Ten Great DatesLast night I finished reading Ten Great Dates: Connecting Faith, Love & Marriage by Peter & Heather Larson and David & Claudia Arp. I chose to review it because it looked more interesting than the other three or four nonfiction options Bethany House had available. Unfortunately, while it has some good stuff in it, I was disappointed.

Ten Great Dates—written by two couples who have a lot of experience with marriage mentoring, counseling, and conferences­­—sets out to “help you connect faith, love, and marriage in ways that result in spiritual connection—all in the fun, guilt-free, safe format of Great Dates” (pg. 9). It was a quick read that contains some good marriage advice, and I like that it focuses on incorporating your faith into your marriage.
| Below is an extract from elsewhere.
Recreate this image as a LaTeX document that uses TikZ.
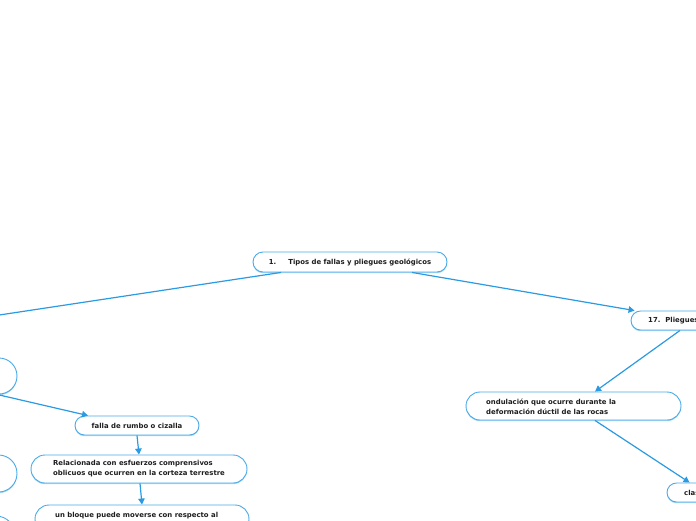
\documentclass[tikz,border=0pt]{standalone}
\usepackage{fontspec}
\setmainfont{DejaVu Sans}
\usetikzlibrary{arrows.meta,shadows}
\definecolor{edge}{HTML}{2A9BE2}
\definecolor{bord}{HTML}{4AAAE8}
\definecolor{shad}{HTML}{A6D6F5}
\definecolor{ink}{HTML}{1E1E1E}
\tikzset{
 pill/.style={draw=bord, line width=0.9pt, fill=white, drop shadow={shadow xshift=0pt, shadow yshift=-1.2pt, fill=shad, opacity=1}, inner sep=0pt},
 lbl/.style={font=\fontsize{6.9}{10}\selectfont\bfseries, text=ink, inner sep=0pt, align=left},
 conn/.style={draw=edge, line width=1.2pt, -{Triangle[length=6pt,width=6.5pt]}},
 plain/.style={draw=edge, line width=1.2pt},
}
\begin{document}
\begin{tikzpicture}[x=1pt,y=-1pt]
\useasboundingbox (0,0) rectangle (696,520);
\clip (0,0) rectangle (696,520);
% nodes
\node[pill, lbl, minimum width=194pt, minimum height=20pt, rounded corners=10pt] (root) at (350,262) {1.\hspace{12pt}Tipos de fallas y pliegues geológicos};
\node[pill, minimum width=140pt, minimum height=19pt, rounded corners=9.5pt] (pl) at (701,320.5) {};
\node[lbl, anchor=west] (plt) at (648,320.5) {17.\hspace{5pt}Pliegues};
\node[pill, minimum width=215pt, minimum height=28pt, rounded corners=14pt] (ond) at (573.5,406) {};
\node[lbl, anchor=west] (ondt) at (486,406.5) {ondulación que ocurre durante la\\deformación dúctil de las rocas};
\node[pill, minimum width=120pt, minimum height=19pt, rounded corners=9.5pt] (cl) at (727,492.5) {};
\node[lbl, anchor=west] (clt) at (684,493) {clasificación};
\node[pill, minimum width=217pt, minimum height=36pt, rounded corners=18pt] (lf1) at (-91.5,376) {};
\node[pill, minimum width=217pt, minimum height=37pt, rounded corners=18.5pt] (lf2) at (-91.5,473.5) {};
\node[pill, minimum width=220pt, minimum height=38pt, rounded corners=19pt] (lf3) at (-95,535) {};
\node[pill, lbl, minimum width=124pt, minimum height=19pt, rounded corners=9.5pt] (fa) at (137,425.5) {falla de rumbo o cizalla};
\node[pill, lbl, minimum width=216pt, minimum height=28pt, rounded corners=14pt] (rel) at (139,469) {Relacionada con esfuerzos comprensivos\\oblicuos que ocurren en la corteza terrestre};
\node[pill, minimum width=214pt, minimum height=28pt, rounded corners=14pt] (ub) at (142,519) {};
\node[lbl, anchor=west] (ubt) at (55,515.5) {un bloque puede moverse con respecto al};
\coordinate (lt) at (-100,330);
% connectors
\draw[plain] ([xshift=-69pt]root.south) -- (lt);
\draw[conn] ([xshift=62pt]root.south) -- ([xshift=4pt]pl.north west);
\draw[conn] ([xshift=-21pt]pl.south) -- ([xshift=21.5pt]ond.north);
\draw[conn] ([xshift=21.5pt]ond.south) -- ([xshift=23pt]cl.north west);
\draw[conn] ([xshift=88.5pt]lf1.south) -- ([xshift=-49pt]fa.north);
\draw[conn] (fa.south) -- (rel.north);
\draw[conn] ([xshift=1pt]rel.south) -- (ub.north);
\end{tikzpicture}
\end{document}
I also liked that it included some Bible study questions to get you reading what the Bible has to say. But there were quite a few things I didn’t like.

The concept is interesting—plans for 10 different Dates with your spouse—but it wasn’t laid out the way I expected. Based on the back cover copy, I was expecting more ideas for the actual date activities/locations, but the focus was on what you should discuss. The most specific instructions for a date activity was were to “go to a nice restaurant” and “find a quiet place to talk.”

The authors used a lot of personal stories to illustrate their points. While examples like that can be helpful, I thought there were too many stories, and they were so long it was easy to forget the point. I grew bored with them and found myself skipping those sections.

The tear-out sheets at the back of the book are designed to guide the conversation for each Date—each person is supposed to get a copy and prepare for the Date by answering the questions. I knew after reading just the first one that my husband (who is a committed Christian and usually a good sport) would never agree to do all ten Dates. By the time I finished the book, I didn’t want to do them either.

Ten Great Dates could be helpful for couples who aren’t married yet or who became believers after they got married and haven’t figured out how to incorporate their faith into their marriage. But if you’re already married and doing things like praying and reading the Bible with your spouse, there are better marriage resources out there (Love & Respect, Sacred Marriage, Laugh Your Way to a Better Marriage, and The Five Love Languages to name a few).

(P.S. It would probably go unnoticed by most people, but the ridiculous amount of exclamation points drove me crazy. One page had four in just two short paragraphs—that’s more than I would allow for an entire book.)

*I received a copy of this book from Bethany House Publishers in exchange for my review. My opinion of this book is my own and was not influenced by the publisher or the author.